COLLECTED DATA:

[BEGIN]

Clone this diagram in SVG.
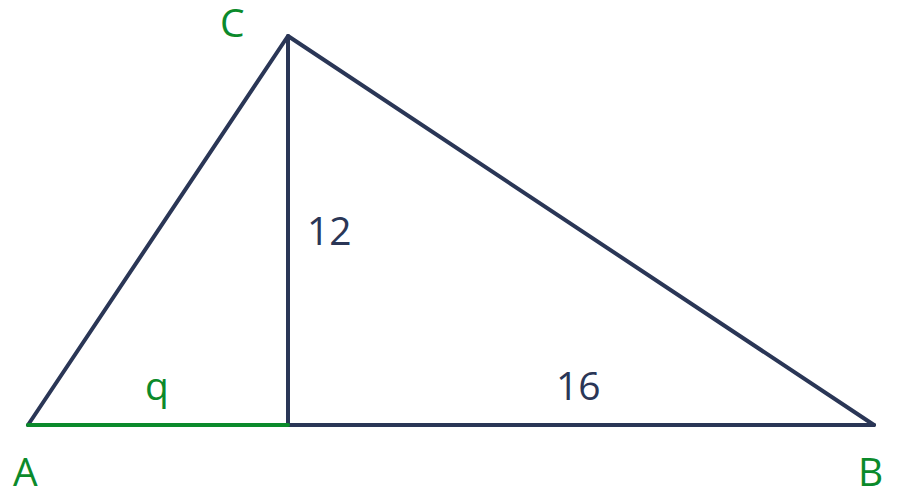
<svg xmlns="http://www.w3.org/2000/svg" width="902" height="498" viewBox="0 0 902 498">
<style>
.edge{stroke:#2a3656;stroke-width:4;fill:none;stroke-linecap:round;stroke-linejoin:round}
.green{stroke:#0b8a2b;stroke-width:4;fill:none;stroke-linecap:round}
.lbl{font-family:"Open Sans","Noto Sans",sans-serif;font-size:39px}
.g{fill:#0b8a2b}
.d{fill:#2a3656}
</style>
<rect width="902" height="498" fill="#ffffff"/>
<g id="connectors">
<polyline class="edge" points="28,425 288,36 874,425"/>
<line class="edge" x1="288" y1="36" x2="288" y2="425"/>
<line class="edge" x1="288" y1="425" x2="874" y2="425"/>
<line class="green" x1="28" y1="425" x2="288" y2="425"/>
</g>
<g id="C"><text class="lbl g" x="220" y="37">C</text></g>
<g id="A"><text class="lbl g" x="13" y="486">A</text></g>
<g id="B"><text class="lbl g" x="858" y="486">B</text></g>
<g id="q"><text class="lbl g" x="145" y="400">q</text></g>
<g id="h12"><text class="lbl d" x="307" y="245">12</text></g>
<g id="p16"><text class="lbl d" x="556" y="400">16</text></g>
</svg>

[END]

Transcribe the whole listing exactly. Pictures stay out of your copy.

THE COMPLETED TASK:
Clone this diagram in SVG.
<svg xmlns="http://www.w3.org/2000/svg" width="902" height="498" viewBox="0 0 902 498">
<style>
.edge{stroke:#2a3656;stroke-width:4;fill:none;stroke-linecap:round;stroke-linejoin:round}
.green{stroke:#0b8a2b;stroke-width:4;fill:none;stroke-linecap:round}
.lbl{font-family:"Open Sans","Noto Sans",sans-serif;font-size:39px}
.g{fill:#0b8a2b}
.d{fill:#2a3656}
</style>
<rect width="902" height="498" fill="#ffffff"/>
<g id="connectors">
<polyline class="edge" points="28,425 288,36 874,425"/>
<line class="edge" x1="288" y1="36" x2="288" y2="425"/>
<line class="edge" x1="288" y1="425" x2="874" y2="425"/>
<line class="green" x1="28" y1="425" x2="288" y2="425"/>
</g>
<g id="C"><text class="lbl g" x="220" y="37">C</text></g>
<g id="A"><text class="lbl g" x="13" y="486">A</text></g>
<g id="B"><text class="lbl g" x="858" y="486">B</text></g>
<g id="q"><text class="lbl g" x="145" y="400">q</text></g>
<g id="h12"><text class="lbl d" x="307" y="245">12</text></g>
<g id="p16"><text class="lbl d" x="556" y="400">16</text></g>
</svg>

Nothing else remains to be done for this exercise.